TNR programs sterilize feral cats and return them to their territory. Proponents argue TNR is humane, reduces nuisance behaviors, and gradually reduces populations. Evidence for population reduction is mixed: TNR works best when combined with adoption of socialized individuals and high sterilization rates (70-80% of the colony).
Feral cats are a major predator of ground-nesting birds, small mammals, and reptiles. Wildlife conservation organizations argue that TNR fails to address predation impacts. Island cat eradications have led to dramatic wildlife recoveries. The welfare-conservation tension is genuine and not easily resolved.
Lethal control (shooting, trapping and euthanasia) is more effective at population reduction than TNR alone but is opposed by animal welfare advocates.

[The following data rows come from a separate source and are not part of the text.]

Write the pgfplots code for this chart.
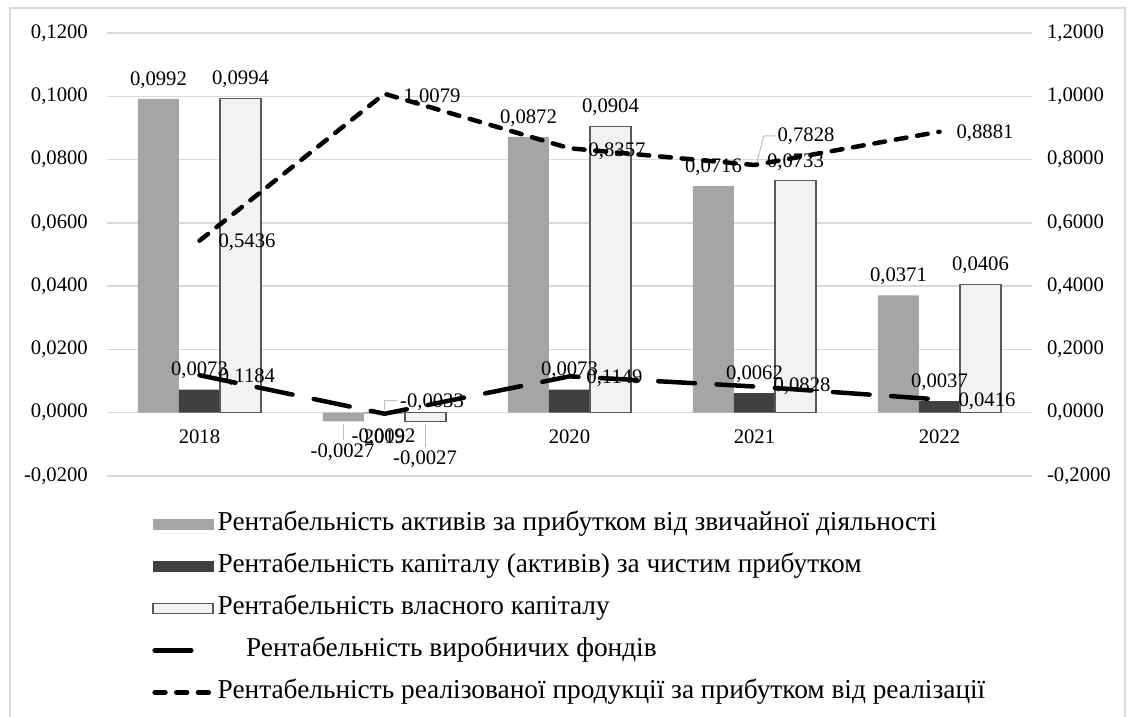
\documentclass[border=0pt]{standalone}
\usepackage{fontspec}
\setmainfont{Liberation Serif}
\usepackage{pgfplots}
\usepackage{pgfplotstable}
\pgfplotsset{compat=1.18}

\definecolor{cgrey}{HTML}{A5A5A5}
\definecolor{cdark}{HTML}{404040}
\definecolor{clight}{HTML}{F2F2F2}
\definecolor{cborder}{HTML}{595959}
\definecolor{cgrid}{HTML}{D9D9D9}
\definecolor{clead}{HTML}{BFBFBF}

\newcommand\tickfont{\fontsize{12.4}{14}\selectfont}
\newcommand\legfont{\fontsize{16.4}{19}\selectfont}

% dx, dy: offset of label centre from category/data point, in px (dy upwards)
\pgfplotstableread{
x y lbl dx dy
0 0.0992 0,0992 -41 19
1 -0.0027 -0,0027 -42 -30.5
2 0.0872 0,0872 -41 19
3 0.0716 0,0716 -41 19
4 0.0371 0,0371 -41 19
}\greytab
\pgfplotstableread{
x y lbl dx dy
0 0.0073 0,0073 0 19
1 -0.0002 -0,0092 -1 -23.4
2 0.0073 0,0073 0 19
3 0.0062 0,0062 0 19
4 0.0037 0,0037 0 19
}\darktab
\pgfplotstableread{
x y lbl dx dy
0 0.0994 0,0994 41 19
1 -0.0027 -0,0027 40.5 -37.5
2 0.0904 0,0904 41 19
3 0.0733 0,0733 41 19
4 0.0406 0,0406 41 19
}\lighttab
\pgfplotstableread{
x y lbl dx dy
0 0.1184 0,1184 47.5 -1.5
1 -0.0033 -0,0033 47.5 12
2 0.1149 0,1149 45 -1.5
3 0.0828 0,0828 47.5 0
4 0.0416 0,0416 47.5 -2
}\lineAtab
\pgfplotstableread{
x y lbl dx dy
0 0.5436 0,5436 47.5 -2
1 1.0079 1,0079 47.5 -3
2 0.8357 0,8357 47.5 -2.7
3 0.7828 0,7828 51.5 29
4 0.8881 0,8881 45.5 -2
}\lineBtab

\pgfplotsset{
  lbl/.style={
    nodes near coords={\pgfplotspointmeta},
    point meta=explicit symbolic,
    visualization depends on={\thisrow{dx}\as\dx},
    visualization depends on={\thisrow{dy}\as\dy},
    nodes near coords style={font=\tickfont, text=black, anchor=center, inner sep=0pt,
      xshift=\dx*0.6pt, yshift=\dy*0.6pt},
  },
  numfmt/.style={/pgf/number format/fixed, /pgf/number format/fixed zerofill,
    /pgf/number format/precision=4, /pgf/number format/use comma,
    /pgf/number format/assume math mode=true},
}

\begin{document}
\begin{tikzpicture}
\useasboundingbox (0,0) rectangle (677.4pt,430.2pt);
\draw[cgrid, line width=0.8pt] (6pt,-2pt) -- (6pt,425.4pt) -- (675pt,425.4pt) -- (675pt,-2pt);

\begin{axis}[
  at={(64.2pt,144.6pt)}, anchor=south west,
  scale only axis, width=555pt, height=265.8pt,
  xmin=-0.5, xmax=4.5, ymin=-0.02, ymax=0.12,
  ytick={-0.02,0,0.02,0.04,0.06,0.08,0.1,0.12},
  xtick={0,1,2,3,4}, xticklabels={2018,2019,2020,2021,2022},
  axis line style={draw=none}, tick style={draw=none}, major tick length=0pt,
  ytick pos=left, xtick pos=bottom,
  ymajorgrids, grid style={cgrid, line width=0.8pt},
  ticklabel style={font=\tickfont},
  yticklabel style={numfmt, xshift=-8pt},
  xticklabel style={anchor=center, yshift=23.6pt},
  clip=false,
  legend cell align=left,
  legend style={at={(axis description cs:0.0486,-0.08)}, anchor=north west,
    draw=none, fill=none, inner sep=0pt, font=\legfont, row sep=10.8pt,
    nodes={inner xsep=1.5pt, inner ysep=0pt, text height=11pt, text depth=3.5pt}},
]
\addlegendimage{legend image code/.code={\fill[cgrey] (0pt,-3pt) rectangle (36pt,3pt);}}
\addlegendentry{Рентабельність активів за прибутком від звичайної діяльності}
\addlegendimage{legend image code/.code={\fill[cdark] (0pt,-3pt) rectangle (36pt,3pt);}}
\addlegendentry{Рентабельність капіталу (активів) за чистим прибутком}
\addlegendimage{legend image code/.code={\draw[fill=clight, draw=cborder, line width=0.8pt] (0pt,-3pt) rectangle (36pt,3pt);}}
\addlegendentry{Рентабельність власного капіталу}
\addlegendimage{legend image code/.code={\draw[black, line width=2.7pt, line cap=round] (1pt,0pt) -- (23pt,0pt);}}
\addlegendentry{\hspace{17pt}Рентабельність виробничих фондів}
\addlegendimage{legend image code/.code={\draw[black, line width=2.7pt, line cap=round, dash pattern=on 6.5pt off 6.5pt] (1pt,0pt) -- (36pt,0pt);}}
\addlegendentry{Рентабельність реалізованої продукції за прибутком від реалізації}

\addplot[ybar, bar width=24.6pt, bar shift=-24.6pt, fill=cgrey, draw=none, forget plot, lbl]
  table[x=x, y=y, meta=lbl]{\greytab};
\addplot[ybar, bar width=24.6pt, bar shift=0pt, fill=cdark, draw=none, forget plot, lbl]
  table[x=x, y=y, meta=lbl]{\darktab};
\addplot[ybar, bar width=24.6pt, bar shift=24.6pt, fill=clight, draw=cborder, line width=0.8pt, forget plot, lbl]
  table[x=x, y=y, meta=lbl]{\lighttab};

\draw[clead, line width=0.6pt] ([xshift=-24.6pt]axis cs:1,-0.0035) -- ([xshift=-24.6pt]axis cs:1,-0.0085);
\draw[clead, line width=0.6pt] ([xshift=24.6pt]axis cs:1,-0.0035) -- ([xshift=24.6pt]axis cs:1,-0.0107);
\end{axis}

\begin{axis}[
  at={(64.2pt,144.6pt)}, anchor=south west,
  scale only axis, width=555pt, height=265.8pt,
  xmin=-0.5, xmax=4.5, ymin=-0.2, ymax=1.2,
  ytick={-0.2,0,0.2,0.4,0.6,0.8,1,1.2},
  axis x line=none, axis y line*=right,
  axis line style={draw=none}, tick style={draw=none}, major tick length=0pt,
  ticklabel style={font=\tickfont},
  yticklabel style={numfmt, xshift=5.5pt},
  clip=false,
]
\addplot[black, line width=2.7pt, line cap=round, line join=round, dash pattern=on 22pt off 13pt, mark=none, lbl]
  table[x=x, y=y, meta=lbl]{\lineAtab};
\addplot[black, line width=2.7pt, line cap=round, line join=round, dash pattern=on 6.5pt off 6.5pt, mark=none, lbl]
  table[x=x, y=y, meta=lbl]{\lineBtab};
\draw[clead, line width=0.6pt] (axis cs:1,0.0095) -- (axis cs:1,0.038) -- (axis cs:1.068,0.038);
\draw[clead, line width=0.6pt] (axis cs:3.0135,0.7926) -- (axis cs:3.05,0.8747) -- (axis cs:3.115,0.8747);
\end{axis}
\end{tikzpicture}
\end{document}
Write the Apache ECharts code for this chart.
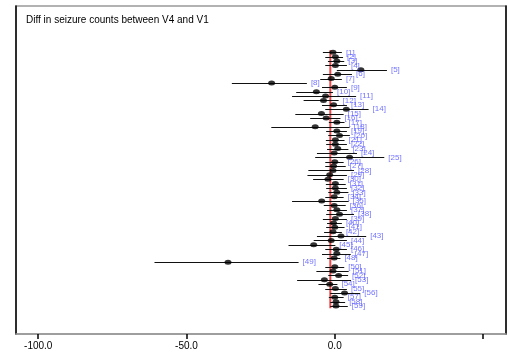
<!DOCTYPE html>
<html><head><meta charset="utf-8">
<script src="https://cdn.jsdelivr.net/npm/echarts@6/dist/echarts.min.js"></script>
<style>html,body{margin:0;padding:0;background:#fff}#c{width:507px;height:352px}</style>
</head><body><div id="c"></div>
<script>
const titleText = 'Diff in seizure counts between V4 and V1';
const means = [-0.6,0.2,0.7,0.2,8.8,1.0,-1.2,-21.3,0.0,-6.2,-3.1,-3.8,-0.4,3.9,-4.5,-2.9,0.7,-6.6,0.7,1.6,0.2,0.2,1.0,-0.2,5.0,0.0,-0.4,-0.6,-1.7,-2.3,0.2,0.2,0.7,-0.2,-4.4,-0.2,0.7,1.6,0.2,-0.4,0.0,-0.6,2.1,-1.2,-7.1,0.5,0.7,-0.2,-36.0,0.0,-0.6,1.3,-3.5,-1.7,0.2,3.3,0.0,0.4,0.4];
const lower = [-4.0,-3.2,-2.3,-3.2,0.7,-4.0,-4.9,-34.7,-4.3,-13.0,-14.4,-10.5,-4.3,-3.2,-13.3,-8.3,-2.0,-21.4,-2.9,-2.2,-3.0,-2.9,-2.6,-6.0,-6.6,-3.2,-3.2,-8.9,-9.2,-7.3,-3.0,-2.9,-2.2,-3.2,-14.4,-3.7,-2.6,-2.9,-4.0,-2.6,-2.9,-3.6,-6.0,-7.1,-15.6,-3.2,-4.3,-2.6,-60.8,-3.2,-6.2,-2.2,-12.7,-5.5,-3.2,-1.5,-2.0,-1.5,-1.5];
const upper = [2.4,2.8,3.2,4.1,17.6,5.8,2.4,-9.4,4.1,-0.6,7.2,1.3,4.1,11.4,3.0,1.9,3.3,5.0,4.1,5.1,3.3,4.1,4.6,7.5,16.7,3.0,3.7,6.5,4.1,3.0,3.7,4.1,4.6,3.0,4.7,3.7,4.1,6.5,4.1,2.4,3.3,2.4,10.6,4.1,0.2,4.1,5.4,1.9,-12.2,3.2,4.7,4.5,5.5,0.9,4.1,8.6,3.0,3.5,4.4];
const refValue = -1.5;
const tickValues = [-100, -50, 0, 50];
const labelValues = [-100, -50, 0];

const idx = means.map((_, i) => i + 1);
const chart = echarts.init(document.getElementById('c'), null, {renderer: 'canvas'});
const FONT = 'Liberation Sans, Arial, sans-serif';
chart.setOption({
  animation: false,
  title: {text: titleText, left: 21, top: 10, textStyle: {fontSize: 10, fontWeight: 'normal', color: '#000', fontFamily: FONT}},
  grid: {left: 16, right: 1, top: 6, bottom: 18, show: true, borderColor: '#999', borderWidth: 1.5},
  xAxis: {
    type: 'value', min: -107.5, max: 57.75,
    splitLine: {show: false},
    axisLine: {show: true, onZero: false, lineStyle: {color: '#999', width: 1.5}},
    axisTick: {show: true, customValues: tickValues, length: 5, lineStyle: {color: '#000', width: 1.5}},
    axisLabel: {customValues: labelValues, color: '#000', fontSize: 10, fontFamily: FONT, margin: 7,
      formatter: v => v.toFixed(1)}
  },
  yAxis: [
    {type: 'value', inverse: true, min: -9.6, max: 65.4, position: 'left',
     axisLine: {show: true, onZero: false, lineStyle: {color: '#000', width: 1.5}}, axisTick: {show: false}, axisLabel: {show: false}, splitLine: {show: false}},
    {type: 'value', inverse: true, min: -9.6, max: 65.4, position: 'right',
     axisLine: {show: true, onZero: false, lineStyle: {color: '#000', width: 1.5}}, axisTick: {show: false}, axisLabel: {show: false}, splitLine: {show: false}}
  ],
  series: [
    {type: 'line', data: [[refValue, 0.5], [refValue, 59.5]], symbol: 'none',
     lineStyle: {color: '#f04848', width: 2}, z: 1},
    {type: 'custom', z: 2,
     data: idx.map((k, i) => [lower[i], upper[i], k]),
     encode: {x: [0, 1], y: 2},
     renderItem: (params, api) => {
       const a = api.coord([api.value(0), api.value(2)]);
       const b = api.coord([api.value(1), api.value(2)]);
       return {type: 'line', shape: {x1: a[0], y1: Math.round(a[1]) + 0.5, x2: b[0], y2: Math.round(b[1]) + 0.5},
         style: {stroke: '#111', lineWidth: 1}};
     }},
    {type: 'scatter', z: 3, data: idx.map((k, i) => [means[i], k]),
     symbol: 'circle', symbolSize: [7, 5], itemStyle: {color: '#000'}},
    {type: 'scatter', z: 4, data: idx.map((k, i) => [upper[i], k]),
     symbolSize: 0, silent: true,
     label: {show: true, position: 'right', distance: 4, formatter: p => '[' + p.data[1] + ']',
       color: '#5050ff', fontSize: 8, fontFamily: FONT}}
  ]
});
</script></body></html>
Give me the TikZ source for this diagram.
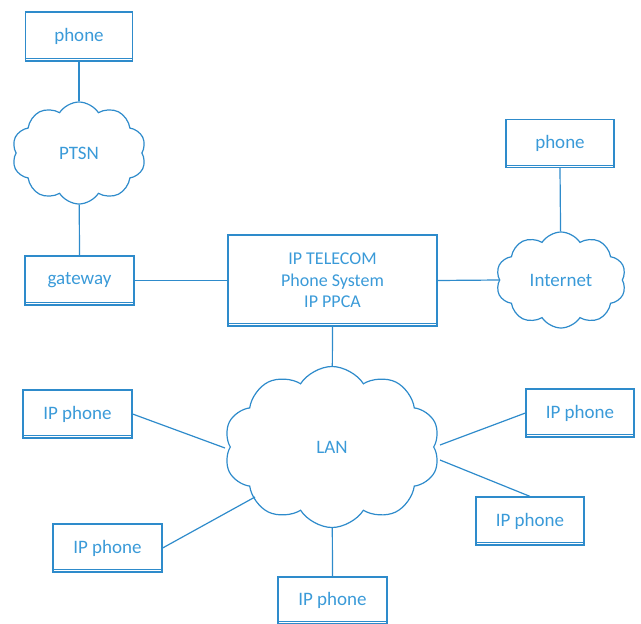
\documentclass[tikz,border=0pt]{standalone}
\usepackage{fontspec}
\setmainfont{Carlito}
\usetikzlibrary{shapes.symbols}
\definecolor{ln}{HTML}{2E8BCB}
\definecolor{tx}{HTML}{3A9AD8}
\tikzset{
  box/.style={draw=ln, line width=1.2pt, rectangle, inner sep=0pt, text=tx, font=\fontsize{19}{21}\selectfont},
  cl/.style={draw=ln, line width=1.2pt, cloud, cloud puffs=10, cloud puff arc=115, aspect=1.4, inner sep=0pt, text=tx, font=\fontsize{19}{21}\selectfont},
  wire/.style={draw=ln, line width=1.2pt}
}
\begin{document}
\begin{tikzpicture}[x=1pt,y=-1pt]
\useasboundingbox (0,0) rectangle (641,624);
% boxes
\node[box, minimum width=107pt, minimum height=49pt] (phA) at (79,36.5) {phone};
\node[box, minimum width=109pt, minimum height=49pt] (gw) at (79.5,280.5) {gateway};
\node[box, minimum width=209pt, minimum height=91pt, align=center, font=\fontsize{18}{21.5}\selectfont] (pbx) at (332.5,280.5)
  {IP TELECOM\\Phone System\\IP PPCA};
\node[box, minimum width=108pt, minimum height=48pt] (phB) at (560,143.5) {phone};
\node[box, minimum width=109pt, minimum height=48pt] (ipA) at (77.5,414) {IP phone};
\node[box, minimum width=108pt, minimum height=48pt] (ipB) at (580,413) {IP phone};
\node[box, minimum width=108pt, minimum height=48pt] (ipC) at (530,521) {IP phone};
\node[box, minimum width=109pt, minimum height=48pt] (ipD) at (107.5,548) {IP phone};
\node[box, minimum width=109pt, minimum height=47pt] (ipE) at (332.5,600.5) {IP phone};
\foreach \b in {phA,gw,pbx,phB,ipA,ipB,ipC,ipD,ipE}
  \draw[ln, line width=1.2pt] ([yshift=3pt]\b.south west) -- ([yshift=3pt]\b.south east);
% clouds
\node[cl, minimum width=134pt, minimum height=102pt] (ptsn) at (79,153) {PTSN};
\node[cl, minimum width=130pt, minimum height=96pt] (inet) at (561,280) {Internet};
\node[cl, minimum width=216pt, minimum height=161pt] (lan) at (332,447) {LAN};
% connection points on the LAN cloud
\coordinate (lA) at (225,448);
\coordinate (lB) at (440,445);
\coordinate (lC) at (440,460);
\coordinate (lD) at (255,497);
% connectors
\draw[wire] (phA.south) -- (ptsn);
\draw[wire] (ptsn) -- (gw.north);
\draw[wire] (gw.east) -- (pbx.west);
\draw[wire] (pbx.east) -- (inet.west);
\draw[wire] (phB.south) -- (inet);
\draw[wire] (pbx.south) -- (lan);
\draw[wire] (ipA.east) -- (lA);
\draw[wire] (ipB.west) -- (lB);
\draw[wire] (ipC.north) -- (lC);
\draw[wire] (ipD.east) -- (lD);
\draw[wire] (ipE.north) -- (lan);
\end{tikzpicture}
\end{document}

Graduated approaches in island conservation contexts have gained international support. Mainland urban contexts remain highly contested.
Effective feral cat management combines TNR, robust adoption programs for socializable cats, caretaker education, and where appropriate, targeted lethal control in wildlife-critical areas. Community engagement is essential — unsupported management programs face non-compliance and abandonment.